Moreover, the Trump administration has said it is going to make a priority of targeting Hezbollah’s global criminal network. Since South America is the most active hub for Hezbollah activity outside of the Middle East, this would be a logical place for it to begin. While the United States most likely will attempt to do so, the timing and effectiveness of its crackdown remain unclear, and its investigations and actions could take months or even years to complete.
While Hezbollah could conduct attacks against the United States, it is unlikely to do so.
Moreover, Washington must rely on cooperation from local governments, which may be difficult to obtain. Unlike the United States, none of these countries classifies Hezbollah as a terrorist organization, hindering efforts to crack down on it. Moreover, in Venezuela, the government actively aids Hezbollah, and the group’s cooperation with organized criminal syndicates and corrupt officials continent-wide allows it a great degree of freedom in the region.
Still, businesses should be aware that Washington will likely be scrutinizing the region more heavily. A U.S. crackdown on Hezbollah activity there could affect entities in South America and elsewhere, including business selling a variety of legal products such as cigarettes, used cars, electronics and other goods to Hezbollah-linked businesses. Indeed, many of the front companies Hezbollah uses for money laundering appear to be legitimate businesses operated by normal people and engaged in business with other legitimate businesses around the globe, such as in used cars — a sector where Hezbollah is heavily involved — anywhere from the United States to West Africa.
Terrorism and Crime
Terrorist attacks, of course, also can cause collateral damage to businesses. Though Hezbollah has not carried out an attack in South America since the 1990s, its operatives have been arrested as recently as 2014 for planning attacks targeting Jewish and Israeli targets in Peru. But despite much speculation on the issue, we deem it unlikely that Hezbollah would use its Latin American base to launch an attack against U.S. interests.
Hezbollah understands that a major attack on U.S. interests would invite direct retaliation against the group’s core in Lebanon, similar to the American reaction to al Qaeda in the wake of Sept. 11. And as Israel has demonstrated time and time again, Lebanon is far easier to strike than Afghanistan. Any attack linked back to its financial and logistics networks in South America would also prompt a crackdown on those networks, greatly reducing their profitability. With Syrian financial support for Hezbollah dried up and Iranian support potentially in jeopardy due to Iran’s financial situation, its South American networks are vital to Hezbollah’s financial welfare. So while Hezbollah could conduct attacks against the United States, it is unlikely to do so.

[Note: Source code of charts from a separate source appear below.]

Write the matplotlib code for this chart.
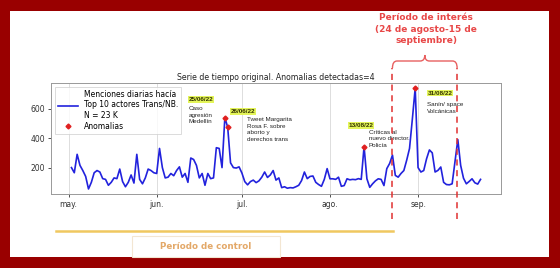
import numpy as np
import pandas as pd
import matplotlib
matplotlib.use('Agg')
import matplotlib.pyplot as plt
from matplotlib.patches import Rectangle, PathPatch
from matplotlib.path import Path
from matplotlib.lines import Line2D
import matplotlib.transforms as mtransforms


# serie diaria de menciones (2 mayo - 23 sept 2022)
start_date = '2022-05-02'
mentions = [
    200, 165, 290, 215, 180, 140, 55, 100, 165, 180,
    170, 125, 120, 80, 100, 130, 125, 190, 105, 70,
    100, 150, 95, 290, 120, 90, 130, 190, 180, 165,
    160, 330, 200, 130, 135, 160, 145, 180, 205, 135,
    160, 100, 265, 255, 215, 130, 160, 80, 160, 125,
    130, 335, 330, 200, 540, 473, 232, 200, 197, 205,
    163, 105, 83, 105, 115, 98, 110, 135, 170, 133,
    150, 180, 115, 130, 64, 70, 60, 64, 62, 70,
    80, 112, 170, 125, 140, 143, 100, 85, 73, 120,
    193, 124, 124, 120, 135, 73, 78, 124, 117, 120,
    118, 125, 120, 342, 124, 66, 90, 110, 124, 120,
    78, 193, 228, 285, 147, 135, 160, 180, 250, 330,
    530, 740, 200, 170, 180, 260, 320, 300, 170, 181,
    204, 100, 85, 83, 90, 240, 390, 215, 128, 90,
    106, 124, 97, 88, 120,
]
dates = pd.date_range(start_date, periods=len(mentions), freq='D')
serie = pd.Series(mentions, index=dates)

anomaly_dates = ['2022-06-25', '2022-06-26', '2022-08-13', '2022-08-31']
anomaly_labels = ['25/06/22', '26/06/22', '13/08/22', '31/08/22']
anomaly_notes = ['Caso\nagresión\nMedellín',
                 'Tweet Margarita\nRosa F. sobre\naborto y\nderechos trans',
                 'Críticas al\nnuevo director.\nPolicía',
                 'Sanín/ space\nVolcánicas']

month_ticks = ['2022-05-01', '2022-06-01', '2022-07-01', '2022-08-01', '2022-09-01']
month_labels = ['may.', 'jun.', 'jul.', 'ago.', 'sep.']

interest_start = pd.Timestamp('2022-08-23')
interest_end = pd.Timestamp('2022-09-14 18:00')

W, H = 560, 268
fig = plt.figure(figsize=(5.6, 2.68), dpi=100)
fig.patch.set_facecolor('#990000')
fig.patches.append(Rectangle((10 / W, 11 / H), 539 / W, 246 / H,
                             transform=fig.transFigure, fc='white', ec='none', zorder=-5))

ax = fig.add_axes([51 / W, 74 / H, 450 / W, 111 / H])
ax.set_facecolor('white')
ax.plot(serie.index, serie.values, color='#2222dd', lw=1.2,
        label='Menciones diarias hacía\nTop 10 actores Trans/NB.\nN = 23 K')
an_idx = pd.to_datetime(anomaly_dates)
ax.plot(an_idx, serie.loc[an_idx].values, 'D', color='#e02020', ms=2.5, ls='none',
        label='Anomalias', zorder=3)

ax.set_xticks(pd.to_datetime(month_ticks))
ax.set_xticklabels(month_labels)
ax.set_yticks([200, 400, 600])
ax.tick_params(labelsize=5.5, length=2, width=0.6, colors='#333333', pad=2)
ax.grid(axis='x', color='#dddddd', lw=0.7)
for s in ax.spines.values():
    s.set_color('#999999')
    s.set_linewidth(0.7)
ax.set_title('Serie de tiempo original. Anomalias detectadas=4', fontsize=5.6,
             color='#222222', pad=2.5)
leg = ax.legend(loc='upper left', fontsize=5.5, frameon=True, borderpad=0.4,
                handlelength=2.6, labelspacing=0.25, fancybox=False)
leg.get_frame().set_edgecolor('#cccccc')
leg.get_frame().set_linewidth(0.6)

# etiquetas de anomalias
hl = dict(boxstyle='square,pad=0.12', fc='#e4f55a', ec='none')
lab_pos = [('2022-06-12 08:00', 664), ('2022-06-27', 581), ('2022-08-07 14:00', 484), ('2022-09-04 10:00', 705)]
note_pos = [('2022-06-12 08:00', 620), ('2022-07-02 16:00', 545), ('2022-08-14 14:00', 458), ('2022-09-04', 642)]
for lab, note, lp, npos in zip(anomaly_labels, anomaly_notes, lab_pos, note_pos):
    ax.text(pd.Timestamp(lp[0]), lp[1], lab, fontsize=4.6, fontweight='bold',
            family='Liberation Sans', color='#333300', va='center', bbox=hl)
    ax.text(pd.Timestamp(npos[0]), npos[1], note, fontsize=4.5, family='Liberation Sans',
            color='#222222', va='top', linespacing=1.45)

# periodo de interes
for d in [interest_start, interest_end]:
    ax.axvline(d, ymin=-0.225, ymax=1.135, color='#e03030', ls=(0, (4, 3)), lw=1.1,
               clip_on=False, zorder=4)

trans = mtransforms.blended_transform_factory(ax.transData, fig.transFigure)
x0 = matplotlib.dates.date2num(interest_start)
x1 = matplotlib.dates.date2num(interest_end)
xc = (x0 + x1) / 2
yl, ym, yt = 1 - 68 / H, 1 - 61 / H, 1 - 55 / H
dx = 1.6
verts = [(x0, yl), (x0, ym), (x0 + dx, ym), (xc - dx, ym), (xc, ym), (xc, yt),
         (xc, ym), (xc + dx, ym), (x1 - dx, ym), (x1, ym), (x1, yl)]
codes = [Path.MOVETO, Path.CURVE3, Path.CURVE3, Path.LINETO, Path.CURVE3, Path.CURVE3,
         Path.CURVE3, Path.CURVE3, Path.LINETO, Path.CURVE3, Path.CURVE3]
fig.patches.append(PathPatch(Path(verts, codes), transform=trans, fc='none',
                             ec='#e86060', lw=1.0))
fig.text(426 / W, 1 - 29 / H, 'Período de interés\n(24 de agosto-15 de\nseptiembre)',
         ha='center', va='center', fontsize=6.5, fontweight='bold', color='#e84848',
         linespacing=1.35)

# periodo de control
fig.lines.append(Line2D([56 / W, 393 / W], [1 - 230.5 / H] * 2, transform=fig.transFigure,
                        color='#f0c860', lw=1.8))
fig.patches.append(Rectangle((132 / W, 1 - 257 / H), 148 / W, 21 / H, transform=fig.transFigure,
                             fc='white', ec='#f3e6d2', lw=0.8))
fig.text(206 / W, 1 - 246.5 / H, 'Período de control', ha='center', va='center',
         fontsize=6.3, fontweight='bold', color='#e3a868')

fig.savefig('out.png', dpi=100, facecolor=fig.get_facecolor())
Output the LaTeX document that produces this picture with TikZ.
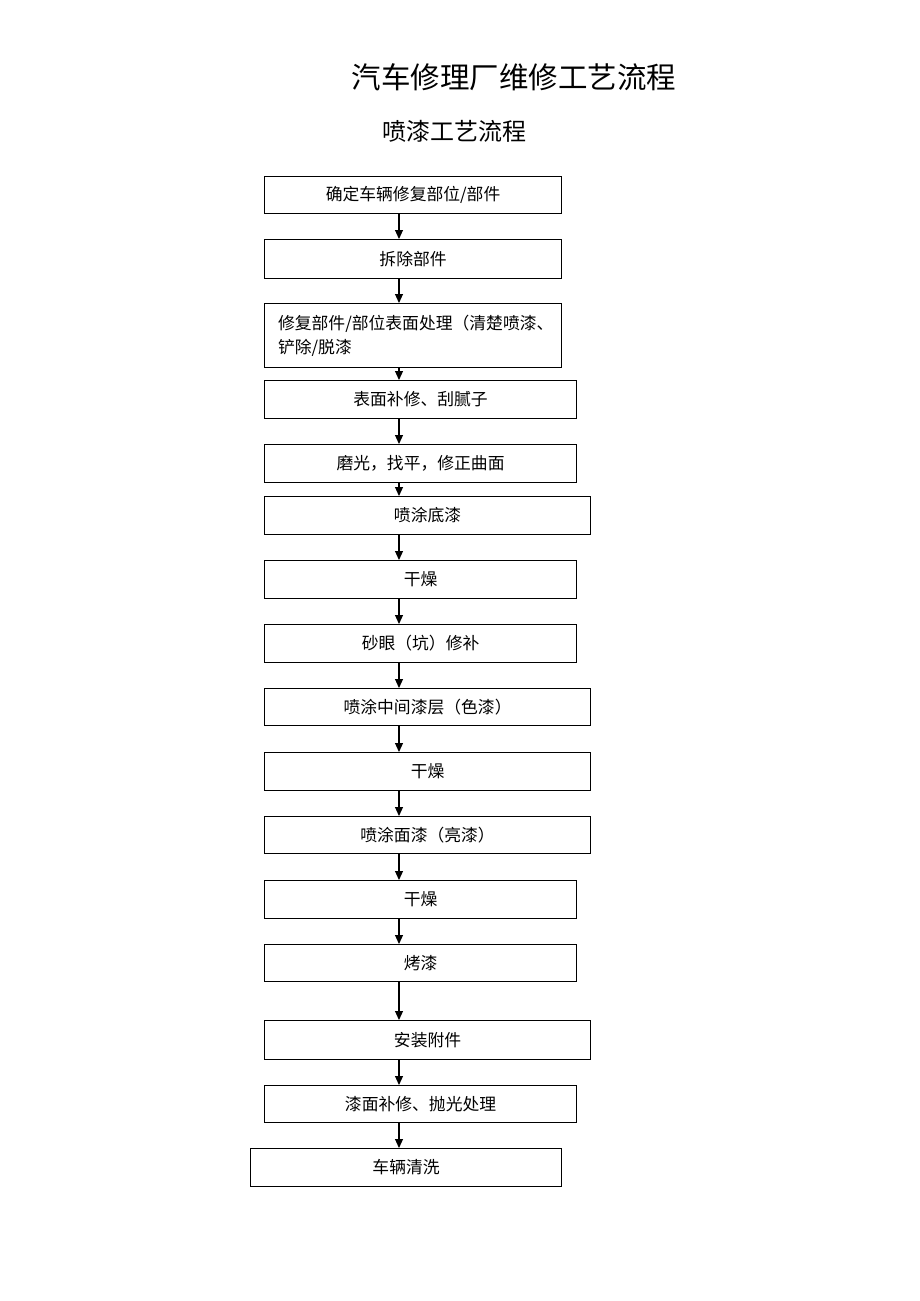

Businesses in the region face a greater risk of collateral damage from attacks or violence associated with drug trafficking. Although Hezbollah has an incentive to tamp down drug-related violence for the same reason it will avoid terrorism — namely, violence draws official action, and government action is bad for business — the violence associated with these routes and networks could still adversely impact operations by disrupting legitimate supply chains and posing a threat to employees in the field.
The vacuum of authority in which drug trafficking groups such as Hezbollah operate also gives common criminals space to operate, posing a direct threat to corporate operations. For example, Hezbollah is heavily involved in stealing cars in Brazil and Peru, which it then sells in its used car operations.